Today, as his son’s generation are growing into teenagers, momo stands as one of the most popular and diversified foods with vegetarian adaptations filled with paneer, cabbage, and tofu instead of meat. And in addition to momos, teenagers and youths today find themselves in the Valley’s sophisticated food culture that blends urban and rural and local and global.

Unlike yesteryears, food is no longer something mostly confined within the realm of the household only. Instead, with the rising culture of street food, it might even be that for this generation of teenagers or youths, food is a matter more of outside than the territory of home.

To teenagers, especially girls like Shrestha’s daughter Sadichhya, 17, the list of staple snacks is ever increasing.

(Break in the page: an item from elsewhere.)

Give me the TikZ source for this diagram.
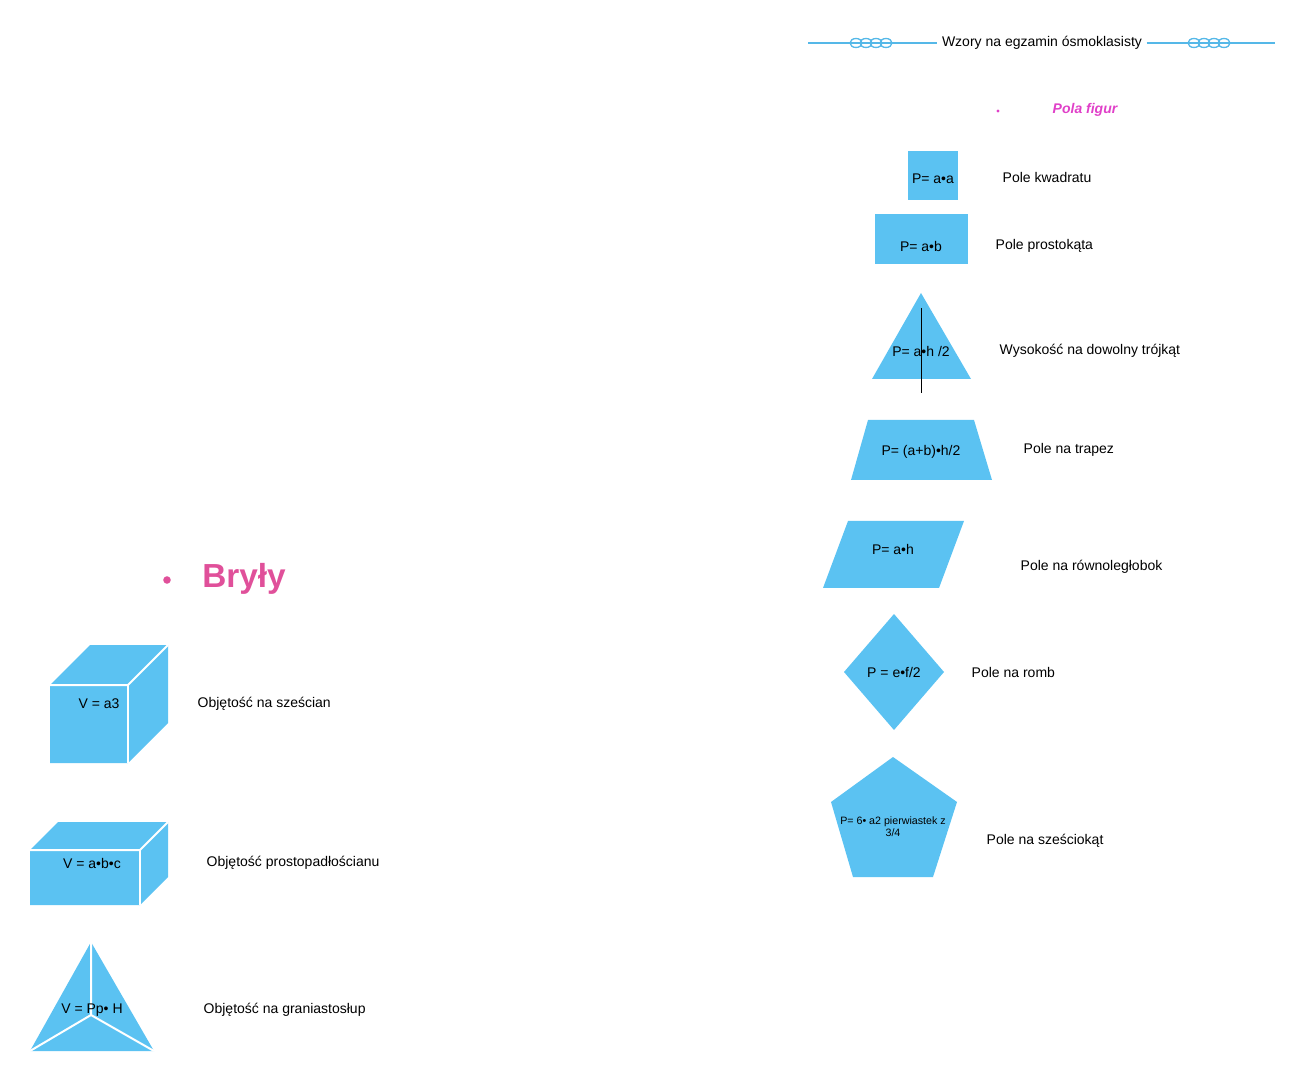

The latest addition to the already long list of her generation’s favorite khaja, which includes momos, chowmein, noodles, sausage and a range of other street dishes, is laphing - a Tibetan noodle dish seasoned with spices.

“If I don’t eat laphing for two days or more, I really start craving it,” she says.

But her own Newari meat dishes of choyala, kachela, chatamari and many other food items, staples to her Newari bhoj as much as they are in the restaurants of Kathmandu, have never been erased off that list. The yomari stuffed with chaku or khuwa is among her best sweet dishes.

What her list of khaja explicitly shows is that it is a mixture of both her own Newari traditional food together with a plethora of food from other cultures that came to blend with the cultures of the Valley. And, it is her generation whose tastes and preferences will shape this historical Valley’s food culture in the days to come.

For now, the elderly generation, who saw revolutionary transformation of the Valley’s food culture in their lifetime, receive the commodification of food in Saddhichya’s generation with mixed emotions.

“Food might be more plentiful today than when we were young,” Risal says. “But with so many chemicals used in every crop and vegetable, we are not sure what we are eating.”

He laments the vanishing of the Valley’s fertile soil that grew its healthy crops and vegetables.

That stretch after stretch of land in front of his house now crowded with concrete structures, and Khanal agrees with Risal. He also feels that commodification is attacking the idea of food as an output of labor and something to be respected.

“Until some decades ago, food was hard-earned. It was filled with mother’s love, and we ate with respect,” he says. He feels that today, these are the things that Kathmandu’s food culture is missing most.